Language acquisition allows us to begin to comprehend spoken, written and visual text in a language other than our own. Using our new language knowledge and skills we then learn how to effectively communicate in this new language. Language acquisition provides us with an opportunity to communicate beyond our own borders and culture. This learning area helps us develop as global citizens who gain a deeper and broader understanding of our place in the world.

In Language and literature we analyse a variety of texts – written, oral and visual. We learn how to effectively organize our ideas in order to produce our own unique text. We learn to use language effectively in order to develop as the best communicator we can possibly be. Language and literature gives us opportunity to gain an appreciation for the power and beauty of language and literature.

Through our learning in Mathematics we gain knowledge and understanding of the wonder of mathematics. We learn to investigate patterns and communicate our knowledge of just how we analyse and solve problems. We learn the universal language of mathematics and how to apply our mathematical learning in real-world contexts. Through our mathematics learning we learn how to critically and logically think – a valuable skill we need as individuals committed to a lifetime of learning.

Our physical and health education learning area gives us opportunity to gain knowledge and understanding of the problems and issues related to physical and health education. We learn how to plan for performance in a variety of contexts and then apply this plan to our performance. We learn to be reflective learners who understand that there is always room for improvement as we reflect on our performance and think of the ways in which we can improve.

In our Science subjects we gain a wealth of knowledge and understanding of the tiniest atoms through to the magnificent scope of our universe. We ask questions and by designing our own experiments we learn to process and evaluate data. We develop as reflective learners through reflection on the impacts of science. Through our learning in science we are given opportunity to explore and be excited about the endless possibilities our world offers us.

Our ATL skills are the skills we use to engage in the learning of our subject areas and as we do, we develop each characteristic of the learner profile. We learn to continuously reflect and self-assess and observe how we develop from a novice in a particular skill area through to an expert who can teach this skill to others.

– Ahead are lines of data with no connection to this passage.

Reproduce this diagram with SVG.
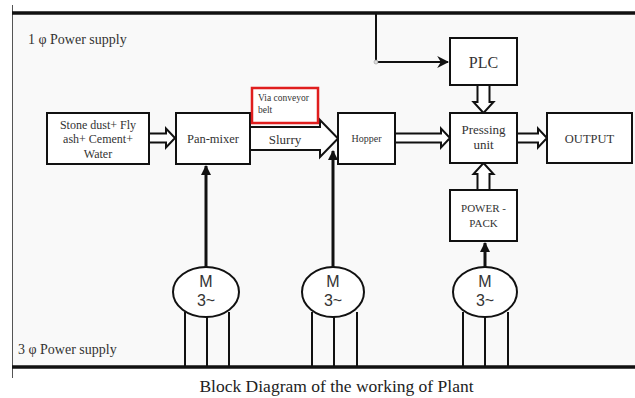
<svg xmlns="http://www.w3.org/2000/svg" width="635" height="398" viewBox="0 0 635 398">
<style>
.box{fill:#fff;stroke:#111;stroke-width:2}
.hol{fill:#fff;stroke:#111;stroke-width:2;stroke-linejoin:miter}
.t{font-family:"Liberation Serif","Times New Roman",serif;fill:#333;text-anchor:middle}
.m{font-family:"Liberation Sans",Arial,sans-serif;fill:#333;text-anchor:middle;font-size:16px}
.ln{stroke:#111;stroke-width:3;fill:none}
.leg{stroke:#111;stroke-width:2;fill:none}
.ell{fill:#fff;stroke:#111;stroke-width:2}
.ps{font-family:"Liberation Serif","Times New Roman",serif;font-size:14px;fill:#333}
</style>
<defs>
<marker id="ah" viewBox="0 0 10 10" refX="9" refY="5" markerWidth="3.5" markerHeight="3.5" orient="auto" markerUnits="strokeWidth">
<path d="M0,0 L10,5 L0,10 Z" fill="#111"/>
</marker>
<marker id="ah2" viewBox="0 0 10 10" refX="9" refY="5" markerWidth="6" markerHeight="6" orient="auto" markerUnits="strokeWidth">
<path d="M0,0 L10,5 L0,10 L3,5 Z" fill="#111"/>
</marker>
</defs>
<rect x="0" y="0" width="635" height="398" fill="#fff"/>
<rect x="12" y="13" width="623" height="354" fill="#f9f9f9"/>
<!-- frame -->
<line x1="12.5" y1="5" x2="12.5" y2="378" stroke="#555" stroke-width="1"/>
<line x1="12" y1="13" x2="635" y2="13" stroke="#111" stroke-width="3.5"/>
<line x1="12" y1="367" x2="635" y2="367" stroke="#111" stroke-width="3.5"/>
<text class="ps" x="28" y="44">1 φ Power supply</text>
<text class="ps" x="18" y="354">3 φ Power supply</text>

<g id="connectors">
<!-- power supply to PLC -->
<polyline points="376,13 376,62 448,62" fill="none" stroke="#111" stroke-width="2" marker-end="url(#ah2)"/>
<circle cx="376" cy="62" r="2" fill="#ddd" stroke="#999" stroke-width="0.6"/>
<circle cx="451" cy="62" r="1.8" fill="#d33"/>
<!-- hollow arrows -->
<polygon class="hol" points="149,133.5 166,133.5 166,128.5 175,138 166,147.5 166,142.5 149,142.5"/>
<polygon class="hol" points="250,127 320,127 320,120 338,138.5 320,157 320,150 250,150"/>
<polygon class="hol" points="395,133.5 441,133.5 441,128.5 450,138 441,147.5 441,142.5 395,142.5"/>
<polygon class="hol" points="517,133.5 538,133.5 538,128.5 547,138 538,147.5 538,142.5 517,142.5"/>
<polygon class="hol" points="477.5,85 489.5,85 489.5,102 493.5,102 483.5,113 473.5,102 477.5,102"/>
<polygon class="hol" points="477.5,190 489.5,190 489.5,174 493.5,174 483.5,163 473.5,174 477.5,174"/>
<!-- motor shafts -->
<line class="ln" x1="206" y1="267" x2="206" y2="166" marker-end="url(#ah)"/>
<line class="ln" x1="333" y1="267" x2="333" y2="151" marker-end="url(#ah)"/>
<line class="ln" x1="485" y1="267" x2="485" y2="243" marker-end="url(#ah)"/>
<!-- motor legs -->
<line class="leg" x1="185" y1="312" x2="185" y2="367"/>
<line class="leg" x1="207" y1="317" x2="207" y2="367"/>
<line class="leg" x1="229" y1="312" x2="229" y2="367"/>
<line class="leg" x1="312" y1="312" x2="312" y2="367"/>
<line class="leg" x1="334" y1="317" x2="334" y2="367"/>
<line class="leg" x1="357" y1="312" x2="357" y2="367"/>
<line class="leg" x1="463" y1="312" x2="463" y2="367"/>
<line class="leg" x1="485" y1="317" x2="485" y2="367"/>
<line class="leg" x1="508" y1="312" x2="508" y2="367"/>
</g>
<text class="t" x="285" y="144" font-size="13">Slurry</text>

<g id="stone">
<rect class="box" x="47" y="113" width="102" height="51"/>
<text class="t" x="98" y="129" font-size="12">Stone dust+ Fly</text>
<text class="t" x="98" y="143" font-size="12">ash+ Cement+</text>
<text class="t" x="98" y="158" font-size="12">Water</text>
</g>
<g id="panmixer">
<rect class="box" x="176" y="113" width="74" height="51"/>
<text class="t" x="213" y="143" font-size="12.5">Pan-mixer</text>
</g>
<g id="conveyor">
<rect x="252" y="88" width="66" height="35" fill="#fff" stroke="#e01e1e" stroke-width="2.5"/>
<text x="258" y="101" style="font-family:'Liberation Serif',serif;font-size:9.5px;fill:#333">Via conveyor</text>
<text x="258" y="113" style="font-family:'Liberation Serif',serif;font-size:9.5px;fill:#333">belt</text>
</g>
<g id="hopper">
<rect class="box" x="338" y="113" width="57" height="51"/>
<text class="t" x="366.5" y="142" font-size="10">Hopper</text>
</g>
<g id="pressing">
<rect class="box" x="450" y="113" width="67" height="50"/>
<text class="t" x="483.5" y="134" font-size="13">Pressing</text>
<text class="t" x="483.5" y="149" font-size="13">unit</text>
</g>
<g id="output">
<rect class="box" x="547" y="113" width="85" height="50"/>
<text class="t" x="589.5" y="143" font-size="12.5">OUTPUT</text>
</g>
<g id="plc">
<rect class="box" x="450" y="38" width="67" height="47"/>
<text class="t" x="483.5" y="68" font-size="16">PLC</text>
</g>
<g id="powerpack">
<rect class="box" x="450" y="190" width="67" height="51"/>
<text class="t" x="483.5" y="212" font-size="11">POWER -</text>
<text class="t" x="483.5" y="227" font-size="11">PACK</text>
</g>
<g id="motor1">
<ellipse class="ell" cx="206" cy="292" rx="33" ry="25"/>
<text class="m" x="206" y="287">M</text>
<text class="m" x="206" y="306">3~</text>
</g>
<g id="motor2">
<ellipse class="ell" cx="333" cy="292" rx="31" ry="25"/>
<text class="m" x="333" y="287">M</text>
<text class="m" x="333" y="306">3~</text>
</g>
<g id="motor3">
<ellipse class="ell" cx="485" cy="292" rx="32" ry="25"/>
<text class="m" x="485" y="287">M</text>
<text class="m" x="485" y="306">3~</text>
</g>
<text class="t" x="336.5" y="392" font-size="17.5" style="fill:#222">Block Diagram of the working of Plant</text>
</svg>
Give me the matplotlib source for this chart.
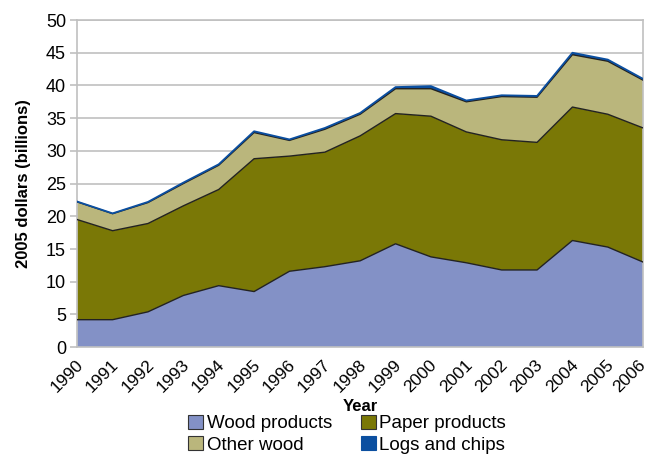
import matplotlib
matplotlib.use('Agg')
from matplotlib import pyplot as plt
from matplotlib.ticker import FixedLocator
from matplotlib.patches import Patch
from matplotlib.transforms import ScaledTranslation

years = list(range(1990, 2007))
wood = [4.2, 4.2, 5.4, 7.9, 9.4, 8.5, 11.6, 12.3, 13.2, 15.8, 13.8, 12.9, 11.8, 11.8, 16.3, 15.3, 13.0]
paper = [15.3, 13.6, 13.5, 13.7, 14.7, 20.3, 17.6, 17.5, 19.1, 19.9, 21.5, 20.0, 19.9, 19.5, 20.4, 20.3, 20.5]
other = [2.7, 2.6, 3.2, 3.4, 3.7, 4.0, 2.4, 3.5, 3.3, 3.8, 4.2, 4.6, 6.6, 6.9, 8.0, 8.1, 7.3]
logs = [0.05, 0.05, 0.1, 0.15, 0.15, 0.2, 0.15, 0.2, 0.2, 0.25, 0.4, 0.2, 0.2, 0.2, 0.3, 0.25, 0.2]

names = ['Wood products', 'Paper products', 'Other wood', 'Logs and chips']
colors = ['#8391c6', '#7a7806', '#bab67c', '#0b4fa0']

plt.rcParams['font.family'] = ['Liberation Sans', 'DejaVu Sans']

fig = plt.figure(figsize=(6.49, 4.55), dpi=100)
ax = fig.add_axes([0.119, 0.237, 0.872, 0.719])

# stacked areas, each with a dark outline on its top edge
base = [0] * len(years)
for vals, col, name in zip([wood, paper, other, logs], colors, names):
    top = [b + v for b, v in zip(base, vals)]
    ax.fill_between(years, base, top, facecolor=col, edgecolor='none', zorder=2)
    if name == 'Logs and chips':
        ax.plot(years, top, color=col, lw=1.3, zorder=3)
    else:
        ax.plot(years, top, color='#222222', lw=1.0, zorder=3)
    base = top

ax.set_xlim(1990, 2006)
ax.set_ylim(0, 50)
ax.set_yticks(range(0, 51, 5))
ax.yaxis.grid(True, color='#c0c0c0', lw=1.2, zorder=0)
ax.set_axisbelow(True)
for s in ax.spines.values():
    s.set_color('#c0c0c0')
    s.set_linewidth(1.2)

ax.set_xticks(years)
ax.set_xticklabels([str(y) for y in years], rotation=45, ha='right', va='center',
                   rotation_mode='anchor', fontsize=12.5)
ax.tick_params(axis='x', which='major', length=0, pad=11)
# nudge the rotated year labels a little to the right, as in the original
# (the last one stays put so it doesn't run off the edge)
shift = ScaledTranslation(2.5 / 72, 0, fig.dpi_scale_trans)
for lab in ax.get_xticklabels()[:-1]:
    lab.set_transform(lab.get_transform() + shift)
ax.xaxis.set_minor_locator(FixedLocator([1990, 1995, 2000, 2005]))
ax.tick_params(axis='x', which='minor', length=5, color='#c0c0c0', width=1.2)
ax.tick_params(axis='y', length=5, color='#c0c0c0', width=1.2, labelsize=13, pad=3)

ax.set_xlabel('Year', fontsize=12, fontweight='bold', labelpad=3)
ax.set_ylabel('2005 dollars (billions)', fontsize=12, fontweight='bold', labelpad=11)

# legend rows: Wood/Paper on top, Other/Logs below (matplotlib fills by column)
order = [0, 2, 1, 3]
handles = [Patch(facecolor=colors[i], lw=0.8,
                 edgecolor=colors[i] if names[i] == 'Logs and chips' else '#333333')
           for i in order]
fig.legend(handles, [names[i] for i in order], ncol=2, loc='lower center',
           bbox_to_anchor=(0.535, -0.026), frameon=False, fontsize=13.5,
           handlelength=0.8, handleheight=0.8, handletextpad=0.2,
           columnspacing=1.5, labelspacing=0.2, borderpad=0.2)

fig.savefig('out.png', dpi=100)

Because we learn through a conceptual lens our learning dives deep beneath the facts and content so we can search for the deeper meanings represented in all that we learn. Through our conceptual learning we also learn how all knowledge is transferrable and what we learn in one learning-area can also be applied to multiple other learning areas.

Our learning is set within global contexts so that we can make connections with what we are learning to the world in which we live and we begin to understand how all learning helps us become compassionate global citizens who can serve others through our learning. “

Although this is a very brief look at the objectives of each subject group within the Middle Years Programme, seeing these objectives through the eyes of our students can help us realign the purpose of teaching and learning – back to the students. The anomaly of teaching is that in the busyness of planning, marking, giving feedback, communicating with parents and carers, etc., we can loose sight of our purpose and simply begin to tick boxes and aim to just get through the content before the next task, rather than focusing on the students themselves – our reason for teaching in the first place.

My students taught me to see learning through their eyes. Not only were each of my students actively engaged, they were able to take ownership of not just what they were peer-teaching, but also of all they learnt, as it was coming from a peer. I have once again been reminded, that we teach children, not just curriculum. Classroom learning should actively seek to listen to student voice and allow for each students unique expression in each lesson.